The DTCC is making some compromises, based on SIFMA’s feedback. However, those are relatively minor for member firms. Two of DTCC’s concessions involve the definitions of a participant and a third-party cybersecurity firm. The biggest accommodation appears to be how much information third-party cybersecurity firms must disclose to DTCC’s subsidiaries about how a data breach has been rectified. The DTCC initially asked for a “detailed, comprehensive and auditable report” while SIFMA’s members wanted to limit how much DTCC knows by “attesting” to the DTCC that they have fixed the situation. In finding a middle ground, DTCC’s McLean wrote to the SEC in June that DTC, NSCC and FICC would agree their members could provide a “summary” of any third-party cybersecurity firm’s evaluation rather than the full-blown analysis.

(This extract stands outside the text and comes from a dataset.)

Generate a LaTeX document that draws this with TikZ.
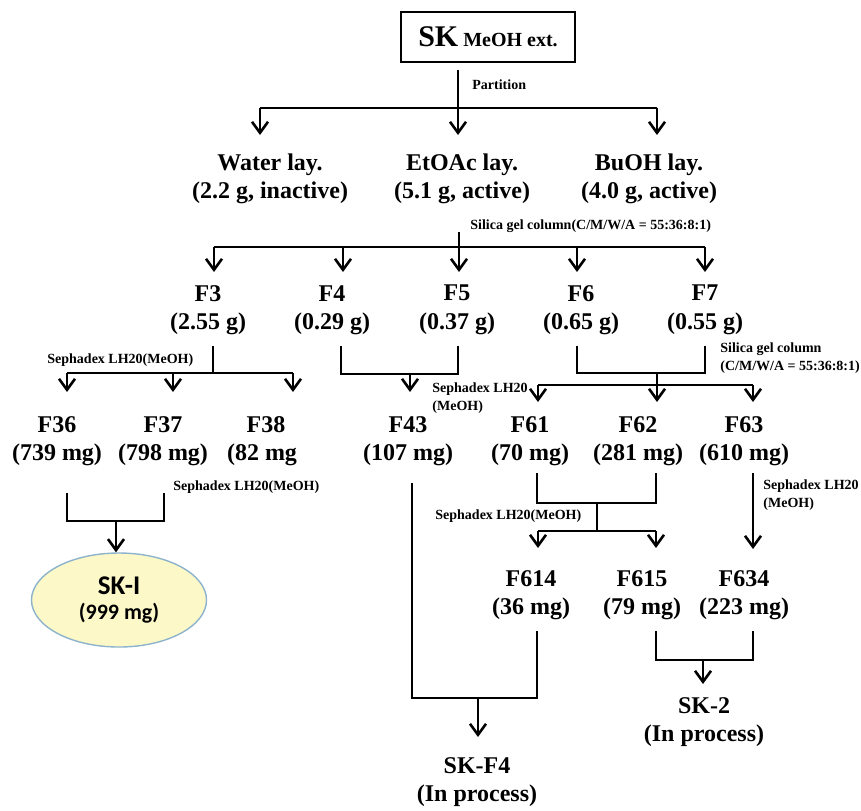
\documentclass[tikz,border=0pt]{standalone}
\usepackage{fontspec}
\setmainfont{Liberation Serif}[BoldFont={Liberation Serif Bold},ItalicFont={Liberation Serif Italic}]
\newfontfamily\calfont{Carlito}[BoldFont={Carlito Bold}]
\usetikzlibrary{arrows.meta,shapes.geometric}
\definecolor{ellfill}{HTML}{FCF8C8}
\definecolor{elldraw}{HTML}{8DB4CC}
\begin{document}
\begin{tikzpicture}[x=0.5pt,y=-0.5pt,
  ln/.style={line width=1.3pt},
  arr/.style={line width=1.3pt,-{Straight Barb[length=5.5pt,width=8pt]}},
  lbl/.style={font=\rmfamily\bfseries\fontsize{12}{14.25}\selectfont,align=center,inner sep=0pt},
  note/.style={font=\rmfamily\bfseries\fontsize{7}{9}\selectfont,align=left,inner sep=0pt,anchor=west},
]
\useasboundingbox (0,0) rectangle (861,810);

% ---------- nodes ----------
\node[draw,line width=0.7pt,minimum width=87pt,minimum height=25pt,inner sep=0pt,font=\rmfamily\bfseries] (sk) at (488,37)
  {{\fontsize{15}{15}\selectfont SK} {\fontsize{10}{10}\selectfont MeOH ext.}};

\node[lbl] (water) at (270,179) {Water lay.\\(2.2 g, inactive)};
\node[lbl] (etoac) at (462,179) {EtOAc lay.\\(5.1 g, active)};
\node[lbl] (buoh)  at (649,179) {BuOH lay.\\(4.0 g, active)};

\node[lbl] (f3) at (208,310) {F3\\(2.55 g)};
\node[lbl] (f4) at (332,310) {F4\\(0.29 g)};
\node[lbl] (f5) at (457,310) {F5\\(0.37 g)};
\node[lbl] (f6) at (581,310) {F6\\(0.65 g)};
\node[lbl] (f7) at (705,310) {F7\\(0.55 g)};

\node[lbl] (f36) at (57,441) {F36\\(739 mg)};
\node[lbl] (f37) at (163,441) {F37\\(798 mg)};
\node[lbl] (f38) at (266,441) {F38\\(82 mg\phantom{)}};
\node[lbl] (f43) at (408,441) {F43\\(107 mg)};
\node[lbl] (f61) at (530,441) {F61\\(70 mg)};
\node[lbl] (f62) at (638,441) {F62\\(281 mg)};
\node[lbl] (f63) at (744,441) {F63\\(610 mg)};

\node[lbl] (f614) at (531,595) {F614\\(36 mg)};
\node[lbl] (f615) at (642,595) {F615\\(79 mg)};
\node[lbl] (f634) at (744,595) {F634\\(223 mg)};

\node[lbl] (sk2) at (704,722) {SK-2\\(In process)};
\node[lbl] (skf4) at (477,782) {SK-F4\\(In process)};

\node[ellipse,draw=elldraw,fill=ellfill,line width=0.7pt,minimum width=87.5pt,minimum height=47pt,inner sep=0pt,
      align=center,font=\calfont\bfseries\fontsize{11}{12.5}\selectfont] (sk1) at (119,600)
  {{\fontsize{13.5}{12.5}\selectfont SK-I}\\(999 mg)};

% ---------- notes ----------
\node[note] (n1) at (472,85) {Partition};
\node[note] (n2) at (470,226) {Silica gel column(C/M/W/A = 55:36:8:1)};
\node[note] (n3) at (47,360) {Sephadex LH20(MeOH)};
\node[note] (n4) at (432,398) {Sephadex LH20\\(MeOH)};
\node[note] (n5) at (720,358) {Silica gel column\\(C/M/W/A = 55:36:8:1)};
\node[note] (n6) at (173,487) {Sephadex LH20(MeOH)};
\node[note] (n7) at (435,516) {Sephadex LH20(MeOH)};
\node[note] (n8) at (763,495) {Sephadex LH20\\(MeOH)};

% ---------- coordinates ----------
\coordinate (p0) at (458,70);  \coordinate (p1) at (458,108);
\coordinate (pL) at (260,108); \coordinate (pR) at (657,108);
\coordinate (tW) at (260,135); \coordinate (tE) at (458,135); \coordinate (tB) at (657,135);

\coordinate (s0) at (459,232); \coordinate (s1) at (459,247);
\coordinate (sL) at (214,247); \coordinate (sR) at (705,247);
\coordinate (s4) at (343,247); \coordinate (s6) at (577,247);
\coordinate (t3) at (214,272); \coordinate (t4) at (343,272); \coordinate (t5) at (459,272);
\coordinate (t6) at (577,272); \coordinate (t7) at (705,272);

\coordinate (c0) at (213,346); \coordinate (c1) at (213,373);
\coordinate (cL) at (67,373); \coordinate (cM) at (173,373); \coordinate (cR) at (293,373);
\coordinate (t36) at (67,392); \coordinate (t37) at (173,392); \coordinate (t38) at (293,392);

\coordinate (d4) at (341,346); \coordinate (d4b) at (341,374);
\coordinate (d5) at (458,346); \coordinate (d5b) at (458,374);
\coordinate (dM) at (410,374); \coordinate (t43) at (410,392);

\coordinate (e6) at (577,346); \coordinate (e6b) at (577,373);
\coordinate (e7) at (705,346); \coordinate (e7b) at (705,373);
\coordinate (eM) at (657,373); \coordinate (eM2) at (657,385);
\coordinate (eL) at (538,385); \coordinate (eR) at (753,385);
\coordinate (t61) at (538,402); \coordinate (t62) at (657,402); \coordinate (t63) at (753,402);

\coordinate (g36) at (67,493); \coordinate (g36b) at (67,521);
\coordinate (g37) at (164,493); \coordinate (g37b) at (164,521);
\coordinate (gM) at (116,521);

\coordinate (h0) at (412,483); \coordinate (h1) at (412,698);
\coordinate (h2) at (537,698); \coordinate (h3) at (537,631);
\coordinate (hM) at (478,698); \coordinate (tF4) at (478,737);

\coordinate (k1) at (537,473); \coordinate (k1b) at (537,503);
\coordinate (k2) at (656,473); \coordinate (k2b) at (656,503);
\coordinate (kM) at (597,503); \coordinate (kM2) at (597,531);
\coordinate (kL) at (538,531); \coordinate (kR) at (656,531);
\coordinate (t614) at (538,548); \coordinate (t615) at (656,548);

\coordinate (m0) at (753,473); \coordinate (t634) at (753,549);

\coordinate (q1) at (656,631); \coordinate (q1b) at (656,660);
\coordinate (q2) at (753,631); \coordinate (q2b) at (753,660);
\coordinate (qM) at (703,660); \coordinate (tSK2) at (703,684);

% ---------- connectors ----------
\draw[ln] (p0) -- (p1);
\draw[ln] (pL) -- (pR);
\draw[arr] (pL) -- (tW);
\draw[arr] (p1) -- (tE);
\draw[arr] (pR) -- (tB);

\draw[ln] (s0) -- (s1);
\draw[ln] (sL) -- (sR);
\draw[arr] (sL) -- (t3);
\draw[arr] (s4) -- (t4);
\draw[arr] (s1) -- (t5);
\draw[arr] (s6) -- (t6);
\draw[arr] (sR) -- (t7);

\draw[ln] (c0) -- (c1);
\draw[ln] (cL) -- (cR);
\draw[arr] (cL) -- (t36);
\draw[arr] (cM) -- (t37);
\draw[arr] (cR) -- (t38);

\draw[ln] (d4) -- (d4b) -- (d5b) -- (d5);
\draw[arr] (dM) -- (t43);

\draw[ln] (e6) -- (e6b) -- (e7b) -- (e7);
\draw[ln] (eM) -- (eM2);
\draw[ln] (eL) -- (eR);
\draw[arr] (eL) -- (t61);
\draw[arr] (eM2) -- (t62);
\draw[arr] (eR) -- (t63);

\draw[ln] (g36) -- (g36b) -- (g37b) -- (g37);
\draw[arr] (gM) -- (gM |- sk1.north);

\draw[ln] (h0) -- (h1) -- (h2) -- (h3);
\draw[arr] (hM) -- (tF4);

\draw[ln] (k1) -- (k1b) -- (k2b) -- (k2);
\draw[ln] (kM) -- (kM2);
\draw[ln] (kL) -- (kR);
\draw[arr] (kL) -- (t614);
\draw[arr] (kR) -- (t615);

\draw[arr] (m0) -- (t634);

\draw[ln] (q1) -- (q1b) -- (q2b) -- (q2);
\draw[arr] (qM) -- (tSK2);
\end{tikzpicture}
\end{document}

As FinOps Report went to press, the SEC had not posted any further comments on the DTCC’s amended rule change leading one to believe Wall Street is comfortable with the DTCC’s final amended changes. However, the five CISOs who spoke to FinOps Report hoped that the proposed two-hour timetable for notification would ultimately be lengthened to anywhere from eight hours to 24 hours. The SEC will likely acquiesce to the DTCC’s other provisions, they believe. Therefore, with 2026 budget preparations around the corner, IT project managers and compliance managers should ask their C-level directors for higher operating budgets to prepare for the inevitable. Unfortunately, the opposite might happen. “The burden of complying with the DTCC’s proposed new rule will be so high that financial firms could deliberately stick their heads in the sand and hope for new business-friendly fixes before complying,” cautioned Reed Smith’s Thompson. That isn’t such a good idea given the odds. Although DTCC can still fulfill its aggressive timetable for cyberbreach notification by allowing financial firms more time, it faces the challenge of perception. “Will DTCC be willing to back off without being viewed as being too business-friendly?,” questioned Thompson. The DTCC did not respond to FinOps Report’s emailed questions seeking comment for this article.